SUMMONS ON COMPLAINT BY CERTIFIED MAIL
…
RETURN ON FAILURE OF CERTIFIED MAIL:
Method : SERVICE BY CERTIFIED MAIL
Issued : xx/29/20xx
Service : SUMMONS BY CERTIFIED MAIL
Served :
Return : xx/27/20xx
Reason : FAILURE OF CERTIFIED MAIL
Comment : UNCLAIMED
…
Service: NOTICE OF SERVICE FAILURE BY CERTIFIED MAIL
Method: SERVICE BY ORDINARY MAIL
NOTICE OF FAILURE OF CERTIFIED MAIL SERVICE ISSUED.
FAILURE BY CERTIFIED MAIL
…
Service: SUMMONS BY ORDINARY MAIL
Method: SERVICE BY ORDINARY MAIL
SUMMONS ON COMPLAINT BY ORDINARY MAIL ISSUED. CERTIFICATE OF MAILING FILED.
SUMMONS ON COMPLAINT BY ORDINARY MAIL
CERTIFICATE OF MAILING RETURNED UPON xxx xxx AND FILED.
“x’s” added by myself to remove any identifying details.
That’s all over a period of about 5-6 months.
They always tell me they never received a summons, and that the debt is bullshit. They try to tell me that I can’t or shouldn’t garnish their check, but I don’t really have much of a choice at that point.
Anyway, point is, is that they only have to make a good faith effort of serving you, once they have done that, they can consider you to be served.
Exactly.
If you ever get served with a notice about bad debt, show up.
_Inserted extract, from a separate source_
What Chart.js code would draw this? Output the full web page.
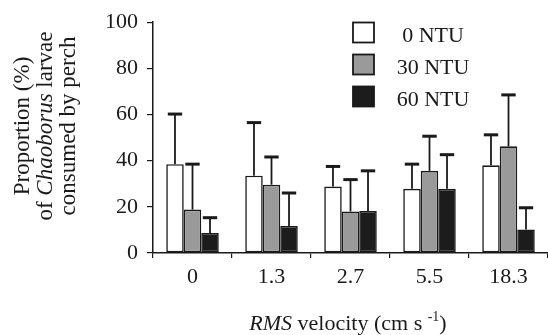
<!DOCTYPE html>
<html>
<head>
<meta charset="utf-8">
<script src="https://cdn.jsdelivr.net/npm/chart.js@4"></script>
<style>
  html, body { margin: 0; padding: 0; background: #fff; }
  #chart { display: block; }
</style>
</head>
<body>
<canvas id="chart" width="548" height="335"></canvas>
<script>
const velocities = ['0', '1.3', '2.7', '5.5', '18.3'];
const seriesLabels = ['0 NTU', '30 NTU', '60 NTU'];

const ntu0 = [38.5, 33.5, 28.8, 27.8, 38.0];
const ntu30 = [18.8, 29.6, 18.0, 35.6, 46.2];
const ntu60 = [8.7, 11.7, 18.2, 27.8, 10.2];

// upper error (SD) for each bar
const ntu0Err = [21.7, 23.0, 8.7, 10.7, 13.2];
const ntu30Err = [19.7, 12.0, 13.8, 15.0, 22.3];
const ntu60Err = [6.6, 14.3, 17.4, 14.8, 9.4];

const yTicks = [0, 20, 40, 60, 80, 100];

const fillColors = ['#ffffff', '#9a9a9a', '#1c1c1c'];
const textColor = '#1a1a1a';
const serif = "'Liberation Serif', 'Times New Roman', Times, serif";

const errorBars = {
    id: 'errorBars',
    afterDatasetsDraw(chart) {
        const ctx = chart.ctx;
        const yScale = chart.scales.y;
        ctx.save();
        ctx.strokeStyle = textColor;
        chart.data.datasets.forEach((ds, di) => {
            const meta = chart.getDatasetMeta(di);
            meta.data.forEach((bar, i) => {
                const top = yScale.getPixelForValue(ds.data[i] + ds.errors[i]);
                const capHalf = bar.width * 0.41;
                ctx.lineWidth = 1.8;
                ctx.beginPath();
                ctx.moveTo(bar.x, bar.y);
                ctx.lineTo(bar.x, top);
                ctx.stroke();
                ctx.lineWidth = 3;
                ctx.beginPath();
                ctx.moveTo(bar.x - capHalf, top);
                ctx.lineTo(bar.x + capHalf, top);
                ctx.stroke();
            });
        });
        ctx.restore();
    }
};

const legendBox = {
    id: 'legendBox',
    afterDraw(chart) {
        const ctx = chart.ctx;
        ctx.save();
        chart.data.datasets.forEach((ds, i) => {
            const top = 22.5 + i * 32;
            ctx.fillStyle = ds.backgroundColor;
            ctx.fillRect(353, top, 21, 20);
            ctx.lineWidth = 1.8;
            ctx.strokeStyle = textColor;
            ctx.strokeRect(353, top, 21, 20);
            ctx.fillStyle = textColor;
            ctx.font = '22px ' + serif;
            ctx.textAlign = 'center';
            ctx.textBaseline = 'alphabetic';
            ctx.fillText(ds.label, 433, top + 19.5);
        });
        ctx.restore();
    }
};

const axisTitles = {
    id: 'axisTitles',
    afterDraw(chart) {
        const ctx = chart.ctx;
        ctx.save();
        ctx.fillStyle = textColor;
        ctx.textBaseline = 'alphabetic';
        const normal = '23px ' + serif;
        const italic = 'italic 23px ' + serif;

        // y title, three rotated lines
        const lines = [
            [['Proportion (%)', normal]],
            [['of ', normal], ['Chaoborus', italic], [' larvae', normal]],
            [['consumed by perch', normal]]
        ];
        const baselines = [28.5, 51.5, 74.5];
        lines.forEach((parts, li) => {
            let total = 0;
            parts.forEach(p => { ctx.font = p[1]; total += ctx.measureText(p[0]).width; });
            ctx.save();
            ctx.translate(baselines[li], 126);
            ctx.rotate(-Math.PI / 2);
            let x = -total / 2;
            ctx.textAlign = 'left';
            parts.forEach(p => {
                ctx.font = p[1];
                ctx.fillText(p[0], x, 0);
                x += ctx.measureText(p[0]).width;
            });
            ctx.restore();
        });

        // x title
        const xParts = [
            ['RMS', 'italic 22px ' + serif, 0],
            [' velocity (cm s ', '22px ' + serif, 0],
            ['-1', '14px ' + serif, -9],
            [')', '22px ' + serif, 0]
        ];
        let w = 0;
        xParts.forEach(p => { ctx.font = p[1]; w += ctx.measureText(p[0]).width; });
        let x = 348 - w / 2;
        ctx.textAlign = 'left';
        xParts.forEach(p => {
            ctx.font = p[1];
            ctx.fillText(p[0], x, 330 + p[2]);
            x += ctx.measureText(p[0]).width;
        });
        ctx.restore();
    }
};

const makeSet = (label, data, errors, color) => ({
    label: label,
    data: data,
    errors: errors,
    backgroundColor: color,
    borderColor: textColor,
    borderWidth: 1.6,
    borderSkipped: false,
    categoryPercentage: 0.665,
    barPercentage: 1.0
});

new Chart(document.getElementById('chart'), {
    type: 'bar',
    data: {
        labels: velocities,
        datasets: [
            makeSet(seriesLabels[0], ntu0, ntu0Err, fillColors[0]),
            makeSet(seriesLabels[1], ntu30, ntu30Err, fillColors[1]),
            makeSet(seriesLabels[2], ntu60, ntu60Err, fillColors[2])
        ]
    },
    options: {
        responsive: false,
        animation: false,
        devicePixelRatio: 1,
        layout: { padding: { top: 20, right: 0, bottom: 0, left: 0 } },
        plugins: {
            legend: { display: false },
            tooltip: { enabled: false }
        },
        scales: {
            x: {
                grid: {
                    display: true,
                    drawOnChartArea: false,
                    drawTicks: true,
                    tickLength: 5,
                    color: textColor,
                    lineWidth: 1.2
                },
                border: { display: true, color: textColor, width: 1.5 },
                ticks: {
                    color: textColor,
                    font: { family: serif, size: 22 },
                    padding: 6
                },
                afterFit(scale) { scale.height = 82; }
            },
            y: {
                min: 0,
                max: 100,
                afterBuildTicks(scale) { scale.ticks = yTicks.map(v => ({ value: v })); },
                grid: {
                    display: true,
                    drawOnChartArea: false,
                    drawTicks: true,
                    tickLength: 6,
                    color: textColor,
                    lineWidth: 1.2
                },
                border: { display: true, color: textColor, width: 1.5 },
                ticks: {
                    color: textColor,
                    font: { family: serif, size: 22 },
                    padding: 9
                },
                afterFit(scale) { scale.width = 153; }
            }
        }
    },
    plugins: [errorBars, legendBox, axisTitles]
});
</script>
</body>
</html>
You won’t get out of it by ignoring it, and just showing up can let you contest at least part of it and get them to settle for a lower amount.
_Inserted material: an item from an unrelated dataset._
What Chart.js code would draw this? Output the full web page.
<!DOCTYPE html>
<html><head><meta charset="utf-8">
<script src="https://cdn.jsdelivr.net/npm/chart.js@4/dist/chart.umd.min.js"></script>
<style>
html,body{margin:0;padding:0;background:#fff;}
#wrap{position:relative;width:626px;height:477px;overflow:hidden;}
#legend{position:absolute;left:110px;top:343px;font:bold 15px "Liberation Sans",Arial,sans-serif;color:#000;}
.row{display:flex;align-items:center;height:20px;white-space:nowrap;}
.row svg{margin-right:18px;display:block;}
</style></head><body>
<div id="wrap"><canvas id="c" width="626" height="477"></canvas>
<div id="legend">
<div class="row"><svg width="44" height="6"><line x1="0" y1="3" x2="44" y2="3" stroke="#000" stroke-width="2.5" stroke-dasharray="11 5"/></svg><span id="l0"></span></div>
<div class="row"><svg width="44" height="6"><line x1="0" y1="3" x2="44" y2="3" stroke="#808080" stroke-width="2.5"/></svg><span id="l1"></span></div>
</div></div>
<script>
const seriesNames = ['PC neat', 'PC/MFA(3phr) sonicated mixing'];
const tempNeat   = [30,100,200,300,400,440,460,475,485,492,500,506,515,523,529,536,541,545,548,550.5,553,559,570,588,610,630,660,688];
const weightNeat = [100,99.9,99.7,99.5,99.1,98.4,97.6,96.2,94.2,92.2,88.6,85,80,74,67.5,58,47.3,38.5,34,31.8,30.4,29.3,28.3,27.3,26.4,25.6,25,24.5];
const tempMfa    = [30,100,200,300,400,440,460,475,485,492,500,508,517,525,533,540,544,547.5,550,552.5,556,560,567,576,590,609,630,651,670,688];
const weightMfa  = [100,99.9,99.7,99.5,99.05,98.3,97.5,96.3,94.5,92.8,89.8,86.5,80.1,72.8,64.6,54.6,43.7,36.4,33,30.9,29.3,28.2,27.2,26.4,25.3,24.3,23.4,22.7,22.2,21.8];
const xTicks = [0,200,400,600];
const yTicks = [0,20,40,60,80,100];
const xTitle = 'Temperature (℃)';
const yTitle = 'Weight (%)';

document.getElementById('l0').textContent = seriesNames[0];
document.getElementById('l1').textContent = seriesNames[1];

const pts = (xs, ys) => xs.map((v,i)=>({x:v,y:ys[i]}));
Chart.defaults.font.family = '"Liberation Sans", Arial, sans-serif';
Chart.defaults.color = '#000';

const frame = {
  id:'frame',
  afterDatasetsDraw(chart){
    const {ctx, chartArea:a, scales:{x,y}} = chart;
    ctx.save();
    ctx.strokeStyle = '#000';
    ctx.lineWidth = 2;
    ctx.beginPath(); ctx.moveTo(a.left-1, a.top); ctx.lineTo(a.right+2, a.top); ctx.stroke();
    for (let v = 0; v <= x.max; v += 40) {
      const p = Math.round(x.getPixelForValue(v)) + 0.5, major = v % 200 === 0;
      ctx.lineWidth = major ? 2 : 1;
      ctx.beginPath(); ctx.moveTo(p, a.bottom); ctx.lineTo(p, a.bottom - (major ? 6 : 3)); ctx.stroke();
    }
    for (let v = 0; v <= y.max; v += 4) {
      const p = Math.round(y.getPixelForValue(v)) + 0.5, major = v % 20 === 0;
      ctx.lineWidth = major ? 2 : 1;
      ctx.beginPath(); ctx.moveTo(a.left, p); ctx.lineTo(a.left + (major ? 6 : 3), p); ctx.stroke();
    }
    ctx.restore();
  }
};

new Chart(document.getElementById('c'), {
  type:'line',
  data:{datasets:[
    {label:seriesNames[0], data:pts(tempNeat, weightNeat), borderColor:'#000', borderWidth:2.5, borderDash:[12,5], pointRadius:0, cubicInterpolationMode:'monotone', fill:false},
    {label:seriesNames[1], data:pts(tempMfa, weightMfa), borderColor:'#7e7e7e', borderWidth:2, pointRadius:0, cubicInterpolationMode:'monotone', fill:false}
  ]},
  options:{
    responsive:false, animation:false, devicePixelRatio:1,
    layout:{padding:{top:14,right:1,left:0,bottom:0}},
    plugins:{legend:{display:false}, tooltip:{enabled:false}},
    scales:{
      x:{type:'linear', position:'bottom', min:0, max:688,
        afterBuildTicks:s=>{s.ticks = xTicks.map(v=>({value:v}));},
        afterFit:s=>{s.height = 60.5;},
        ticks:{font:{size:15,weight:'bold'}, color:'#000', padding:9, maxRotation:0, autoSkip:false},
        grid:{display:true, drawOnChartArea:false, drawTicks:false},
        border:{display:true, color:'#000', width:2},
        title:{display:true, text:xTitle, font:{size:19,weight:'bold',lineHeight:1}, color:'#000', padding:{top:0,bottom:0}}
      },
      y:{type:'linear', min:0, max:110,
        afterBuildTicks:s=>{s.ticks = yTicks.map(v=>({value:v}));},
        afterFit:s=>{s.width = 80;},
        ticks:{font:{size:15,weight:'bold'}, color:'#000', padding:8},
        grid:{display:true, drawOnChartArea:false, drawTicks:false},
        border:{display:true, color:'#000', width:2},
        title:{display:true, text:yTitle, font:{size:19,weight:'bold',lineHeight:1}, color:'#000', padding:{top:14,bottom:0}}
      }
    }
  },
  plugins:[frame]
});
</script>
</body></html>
If you have any evidence that some or all of the debt doesn’t belong to you, even better. They basically have to prove that it does, so you can actually get out of a bunch of it if it doesn’t have your verified signature on it.
Slightly off-topic, but at common law, a partnership could not sue or be sued in its own (“corporate”) name, instead the suit needed to be in the name of the individual partners.
At least according to my Corporations professor, various partnerships would include a partner who would live in some obscure, inaccessible backwater (e.g., Ireland) so that the “partnership” could avoid being sued without running into a joinder problem. (This also became a problem with unincorporated labor unions in the United States in the early 1900s).
Anyway, I don’t actually know if that’s right (and “corporate personhood” has largely eliminated the issue), but I felt like sharing.